**Work to be completed:**
Can you write out all the lines word for word, with no pictures?

**Data segment:**
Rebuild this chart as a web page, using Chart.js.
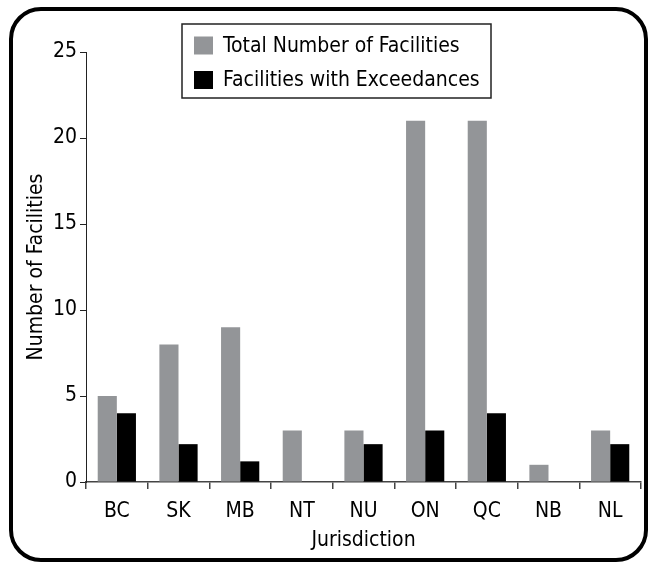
<!DOCTYPE html>
<html>
<head>
<meta charset="utf-8">
<script src="https://cdn.jsdelivr.net/npm/chart.js@4"></script>
<style>
html,body{margin:0;padding:0;background:#fff;}
#wrap{position:relative;width:649px;height:563px;}
</style>
</head>
<body>
<div id="wrap"><canvas id="c" width="649" height="563"></canvas></div>
<script>
const categories = ['BC','SK','MB','NT','NU','ON','QC','NB','NL'];
const totalFacilities = [5, 8, 9, 3, 3, 21, 21, 1, 3];
const exceedFacilities = [4, 2.2, 1.2, 0, 2.2, 3, 4, 0, 2.2];
const yTicks = [0, 5, 10, 15, 20, 25];
const seriesLabels = ['Total Number of Facilities', 'Facilities with Exceedances'];

const FONT = "'Liberation Sans Narrow', 'Arial Narrow', 'DejaVu Sans Condensed', sans-serif";

const framePlugin = {
  id: 'frame',
  afterDraw(chart) {
    const ctx = chart.ctx;
    ctx.save();
    ctx.lineWidth = 4;
    ctx.strokeStyle = '#000';
    ctx.beginPath();
    ctx.roundRect(11, 9, 635, 551, 30);
    ctx.stroke();
    ctx.restore();
  }
};

const legendPlugin = {
  id: 'boxLegend',
  afterDatasetsDraw(chart) {
    const ctx = chart.ctx;
    ctx.save();
    ctx.fillStyle = '#fff';
    ctx.fillRect(182, 24, 309, 74);
    ctx.lineWidth = 1.5;
    ctx.strokeStyle = '#222';
    ctx.strokeRect(182, 24, 309, 74);
    ctx.font = "21px " + FONT;
    ctx.textBaseline = 'middle';
    ctx.textAlign = 'left';
    const rows = [45.5, 80];
    chart.data.datasets.forEach((ds, i) => {
      ctx.fillStyle = ds.backgroundColor;
      ctx.fillRect(194, rows[i] - 9, 19, 18);
      ctx.fillStyle = '#000';
      ctx.fillText(ds.label, 223, rows[i] + 1);
    });
    ctx.restore();
  }
};

new Chart(document.getElementById('c'), {
  type: 'bar',
  data: {
    labels: categories,
    datasets: [
      { label: seriesLabels[0], data: totalFacilities, backgroundColor: '#939598', borderWidth: 0 },
      { label: seriesLabels[1], data: exceedFacilities, backgroundColor: '#000000', borderWidth: 0 }
    ]
  },
  options: {
    responsive: false,
    animation: false,
    devicePixelRatio: 1,
    layout: { padding: { left: 20, right: 8, top: 52, bottom: 6 } },
    datasets: { bar: { categoryPercentage: 0.62, barPercentage: 1.0 } },
    plugins: { legend: { display: false }, tooltip: { enabled: false } },
    scales: {
      x: {
        grid: { display: true, drawOnChartArea: false, offset: true, tickLength: 7, color: '#444', lineWidth: 1.5 },
        border: { display: true, color: '#444', width: 1.5 },
        ticks: { color: '#000', font: { family: FONT, size: 21 }, padding: 10 },
        title: { display: true, text: 'Jurisdiction', color: '#000', font: { family: FONT, size: 21 } },
        afterFit(scale) { scale.height = 75; }
      },
      y: {
        min: 0, max: 25,
        afterBuildTicks(scale) { scale.ticks = yTicks.map(v => ({ value: v })); },
        grid: { display: true, drawOnChartArea: false, tickLength: 6, color: '#222', lineWidth: 1 },
        border: { display: true, color: '#222', width: 1 },
        ticks: { color: '#000', font: { family: FONT, size: 21 }, padding: 3 },
        title: { display: true, text: 'Number of Facilities', color: '#000', font: { family: FONT, size: 21 } },
        afterFit(scale) { scale.width = 66; }
      }
    }
  },
  plugins: [legendPlugin, framePlugin]
});
</script>
</body>
</html>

**Response to this exercise:**
Rebuild this chart as a web page, using Chart.js.
<!DOCTYPE html>
<html>
<head>
<meta charset="utf-8">
<script src="https://cdn.jsdelivr.net/npm/chart.js@4"></script>
<style>
html,body{margin:0;padding:0;background:#fff;}
#wrap{position:relative;width:649px;height:563px;}
</style>
</head>
<body>
<div id="wrap"><canvas id="c" width="649" height="563"></canvas></div>
<script>
const categories = ['BC','SK','MB','NT','NU','ON','QC','NB','NL'];
const totalFacilities = [5, 8, 9, 3, 3, 21, 21, 1, 3];
const exceedFacilities = [4, 2.2, 1.2, 0, 2.2, 3, 4, 0, 2.2];
const yTicks = [0, 5, 10, 15, 20, 25];
const seriesLabels = ['Total Number of Facilities', 'Facilities with Exceedances'];

const FONT = "'Liberation Sans Narrow', 'Arial Narrow', 'DejaVu Sans Condensed', sans-serif";

const framePlugin = {
  id: 'frame',
  afterDraw(chart) {
    const ctx = chart.ctx;
    ctx.save();
    ctx.lineWidth = 4;
    ctx.strokeStyle = '#000';
    ctx.beginPath();
    ctx.roundRect(11, 9, 635, 551, 30);
    ctx.stroke();
    ctx.restore();
  }
};

const legendPlugin = {
  id: 'boxLegend',
  afterDatasetsDraw(chart) {
    const ctx = chart.ctx;
    ctx.save();
    ctx.fillStyle = '#fff';
    ctx.fillRect(182, 24, 309, 74);
    ctx.lineWidth = 1.5;
    ctx.strokeStyle = '#222';
    ctx.strokeRect(182, 24, 309, 74);
    ctx.font = "21px " + FONT;
    ctx.textBaseline = 'middle';
    ctx.textAlign = 'left';
    const rows = [45.5, 80];
    chart.data.datasets.forEach((ds, i) => {
      ctx.fillStyle = ds.backgroundColor;
      ctx.fillRect(194, rows[i] - 9, 19, 18);
      ctx.fillStyle = '#000';
      ctx.fillText(ds.label, 223, rows[i] + 1);
    });
    ctx.restore();
  }
};

new Chart(document.getElementById('c'), {
  type: 'bar',
  data: {
    labels: categories,
    datasets: [
      { label: seriesLabels[0], data: totalFacilities, backgroundColor: '#939598', borderWidth: 0 },
      { label: seriesLabels[1], data: exceedFacilities, backgroundColor: '#000000', borderWidth: 0 }
    ]
  },
  options: {
    responsive: false,
    animation: false,
    devicePixelRatio: 1,
    layout: { padding: { left: 20, right: 8, top: 52, bottom: 6 } },
    datasets: { bar: { categoryPercentage: 0.62, barPercentage: 1.0 } },
    plugins: { legend: { display: false }, tooltip: { enabled: false } },
    scales: {
      x: {
        grid: { display: true, drawOnChartArea: false, offset: true, tickLength: 7, color: '#444', lineWidth: 1.5 },
        border: { display: true, color: '#444', width: 1.5 },
        ticks: { color: '#000', font: { family: FONT, size: 21 }, padding: 10 },
        title: { display: true, text: 'Jurisdiction', color: '#000', font: { family: FONT, size: 21 } },
        afterFit(scale) { scale.height = 75; }
      },
      y: {
        min: 0, max: 25,
        afterBuildTicks(scale) { scale.ticks = yTicks.map(v => ({ value: v })); },
        grid: { display: true, drawOnChartArea: false, tickLength: 6, color: '#222', lineWidth: 1 },
        border: { display: true, color: '#222', width: 1 },
        ticks: { color: '#000', font: { family: FONT, size: 21 }, padding: 3 },
        title: { display: true, text: 'Number of Facilities', color: '#000', font: { family: FONT, size: 21 } },
        afterFit(scale) { scale.width = 66; }
      }
    }
  },
  plugins: [legendPlugin, framePlugin]
});
</script>
</body>
</html>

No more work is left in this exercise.